From the consumers’ perspective, the key differentiator of a data product is reliability.

As a purveyor of data products, you must provide reliable data

We don’t give a second thought to doing our own data validation and profiling exercises on the data sets we are considering for our analyses. But think about how often we take reliability for granted in other areas of life. Do you ever open the box of cornflakes you just took down from the grocery store shelf to make sure that it has cornflakes in it? Of course not. That’s silly. Now, if the bags, boxes, and cans were unlabeled, you’d have to open each one to see what was in it. Eventually, you’d find the cornflakes. It’s no different with data. Your users shouldn’t have to open every bag, box, or can of data to discover what it contains.

You are the authority that vouches for the data product data so that every one of your users doesn’t have to do it themselves individually and repeatedly.

So, what do data product users expect?

They expect to be able to quickly and easily find the data that they need. This requires a well-organized and fully populated data product catalog. Data understanding is the necessary foundation for all data products, with all the usual suspects: business description and intended business use, expected content, lineage, calculations, transformations, architecture, and security, privacy, and retention requirements. The more accurate and complete this information, the faster and more confidently the users will be able to find the data that they need.

They expect the data to be accessible. Think about your data product marketplace from the users’ perspective. Talk with the data product users. You may discover that they do not approach data product consumption the same way that you would. Conduct focus groups. Make it easy for them to find what they’re looking for, to compare candidate data products (like comparing television models), and to access that data through their preferred analytics tools.

They expect the data to be correct. Your assurance that its contents are always correct is the most significant distinguishing characteristic of a data product. You provide the ongoing validation, certification, and research so that your users don’t have to. You ensure that the data product is kept current with new arriving data. You continuously monitor its data quality. In addition to content, you must also be concerned with semantics. Changes in the business as implemented in the source systems and propagated through the data may necessitate changes to the data product.

There’s a lot involved in creating and curating data products, as well as in deploying a data product marketplace. But that’s the level of service we should want to provide to our users. It’s the level of service that will accelerate artificial intelligence, machine learning, and advanced analytics delivery, and improve the quality of our models. It’s the level of service that will create a competitive differentiator for our company. It’s what our users expect from us. And it’s not a technical challenge. 

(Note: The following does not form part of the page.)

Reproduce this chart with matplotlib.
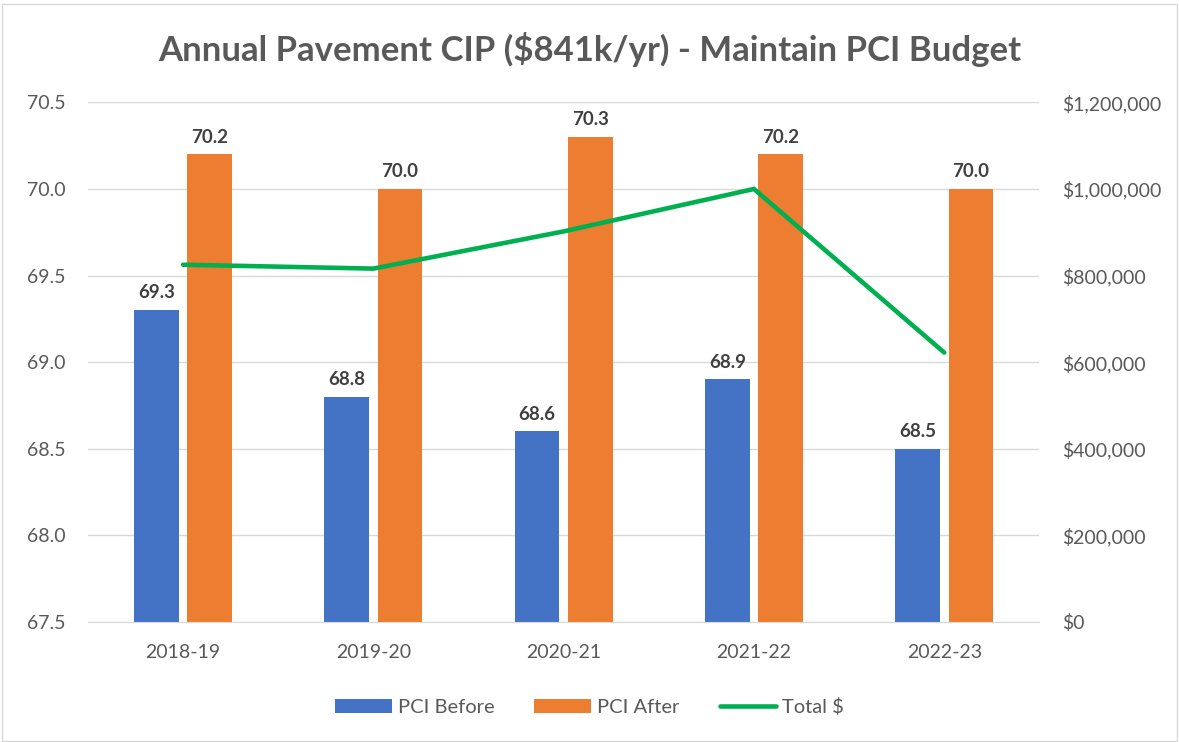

Data product development is first and foremost a mindset requiring culture and discipline.

Technology can facilitate, but technology alone is not remotely sufficient. I’ve seen the data product label slapped on data marts, summary tables, and even raw data with none of the curation or monitoring. I wonder how many of us are gaslighting our users by claiming that our data products are reliable when we don’t even know what the data is supposed to contain.

We’ll talk about reference architectures, platforms, implementation, and deployment another time, but none of those will be successful without a culture that values data understanding and the discipline to fully incorporate it into the standard development processes. If you’re interested in AI (and most everyone is), and you want to use data products to train your models (because accurate models require accurate data), then this is where you have to start.